WRITTEN TASK: Show only lines that include "this".

DATA SHOWN:
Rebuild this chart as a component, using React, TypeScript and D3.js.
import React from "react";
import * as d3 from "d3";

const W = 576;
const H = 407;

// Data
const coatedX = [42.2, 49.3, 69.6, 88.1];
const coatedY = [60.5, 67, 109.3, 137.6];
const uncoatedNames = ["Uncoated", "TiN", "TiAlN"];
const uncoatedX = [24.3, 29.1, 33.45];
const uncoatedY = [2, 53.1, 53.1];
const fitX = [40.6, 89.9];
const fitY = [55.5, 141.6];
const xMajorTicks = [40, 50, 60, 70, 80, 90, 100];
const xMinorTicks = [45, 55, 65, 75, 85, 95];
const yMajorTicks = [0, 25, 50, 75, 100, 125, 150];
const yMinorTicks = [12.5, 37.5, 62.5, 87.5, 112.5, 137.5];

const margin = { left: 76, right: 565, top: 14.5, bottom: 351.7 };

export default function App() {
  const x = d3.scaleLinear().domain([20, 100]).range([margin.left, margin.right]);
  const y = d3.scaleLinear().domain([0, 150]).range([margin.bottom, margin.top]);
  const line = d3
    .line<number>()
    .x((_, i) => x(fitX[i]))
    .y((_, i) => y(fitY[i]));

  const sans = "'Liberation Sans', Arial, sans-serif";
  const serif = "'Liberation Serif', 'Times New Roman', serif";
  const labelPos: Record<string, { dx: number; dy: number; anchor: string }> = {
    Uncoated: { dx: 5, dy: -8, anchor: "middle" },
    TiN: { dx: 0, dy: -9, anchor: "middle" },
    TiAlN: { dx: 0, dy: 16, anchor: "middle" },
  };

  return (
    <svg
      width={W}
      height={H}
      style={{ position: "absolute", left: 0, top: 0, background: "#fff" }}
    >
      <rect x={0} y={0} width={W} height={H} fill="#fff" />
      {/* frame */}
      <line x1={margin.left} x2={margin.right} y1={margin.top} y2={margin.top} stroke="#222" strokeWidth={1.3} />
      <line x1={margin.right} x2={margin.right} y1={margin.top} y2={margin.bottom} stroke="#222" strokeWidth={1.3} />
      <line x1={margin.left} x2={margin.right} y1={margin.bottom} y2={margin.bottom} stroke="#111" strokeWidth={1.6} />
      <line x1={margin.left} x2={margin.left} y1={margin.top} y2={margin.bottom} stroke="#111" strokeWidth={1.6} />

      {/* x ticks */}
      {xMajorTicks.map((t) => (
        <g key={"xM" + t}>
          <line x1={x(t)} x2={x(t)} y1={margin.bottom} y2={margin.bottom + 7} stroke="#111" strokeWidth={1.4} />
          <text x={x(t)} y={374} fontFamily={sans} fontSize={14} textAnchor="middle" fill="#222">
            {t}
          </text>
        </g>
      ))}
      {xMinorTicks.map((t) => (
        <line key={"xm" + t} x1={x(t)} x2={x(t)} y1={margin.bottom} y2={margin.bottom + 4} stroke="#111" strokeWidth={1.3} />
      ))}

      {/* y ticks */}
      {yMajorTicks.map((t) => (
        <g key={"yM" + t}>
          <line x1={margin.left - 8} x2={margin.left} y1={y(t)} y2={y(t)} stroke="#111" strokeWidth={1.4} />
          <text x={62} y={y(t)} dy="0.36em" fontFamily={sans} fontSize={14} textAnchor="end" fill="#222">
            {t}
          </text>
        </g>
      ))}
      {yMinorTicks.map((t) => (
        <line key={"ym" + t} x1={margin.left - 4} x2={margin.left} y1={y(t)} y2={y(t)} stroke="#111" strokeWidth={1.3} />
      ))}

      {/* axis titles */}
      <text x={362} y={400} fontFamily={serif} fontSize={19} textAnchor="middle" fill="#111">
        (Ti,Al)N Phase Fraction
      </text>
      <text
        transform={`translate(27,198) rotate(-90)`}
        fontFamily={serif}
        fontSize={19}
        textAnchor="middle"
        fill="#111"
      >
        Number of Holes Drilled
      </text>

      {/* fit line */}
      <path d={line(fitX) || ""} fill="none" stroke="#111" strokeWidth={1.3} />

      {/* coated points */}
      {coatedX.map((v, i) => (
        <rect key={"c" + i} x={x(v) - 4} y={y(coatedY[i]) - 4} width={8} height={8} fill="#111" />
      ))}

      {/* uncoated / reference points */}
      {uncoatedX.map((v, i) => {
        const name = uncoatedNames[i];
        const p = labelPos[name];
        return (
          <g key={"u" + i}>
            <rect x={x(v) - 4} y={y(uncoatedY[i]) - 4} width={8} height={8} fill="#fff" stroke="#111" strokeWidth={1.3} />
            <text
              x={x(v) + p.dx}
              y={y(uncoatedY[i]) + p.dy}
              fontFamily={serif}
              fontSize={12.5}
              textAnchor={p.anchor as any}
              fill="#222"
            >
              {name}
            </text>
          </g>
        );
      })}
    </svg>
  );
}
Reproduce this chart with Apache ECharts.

EXERCISE RESPONSE:
Rebuild this chart as a component, using React, TypeScript and D3.js.
Reproduce this chart with Apache ECharts.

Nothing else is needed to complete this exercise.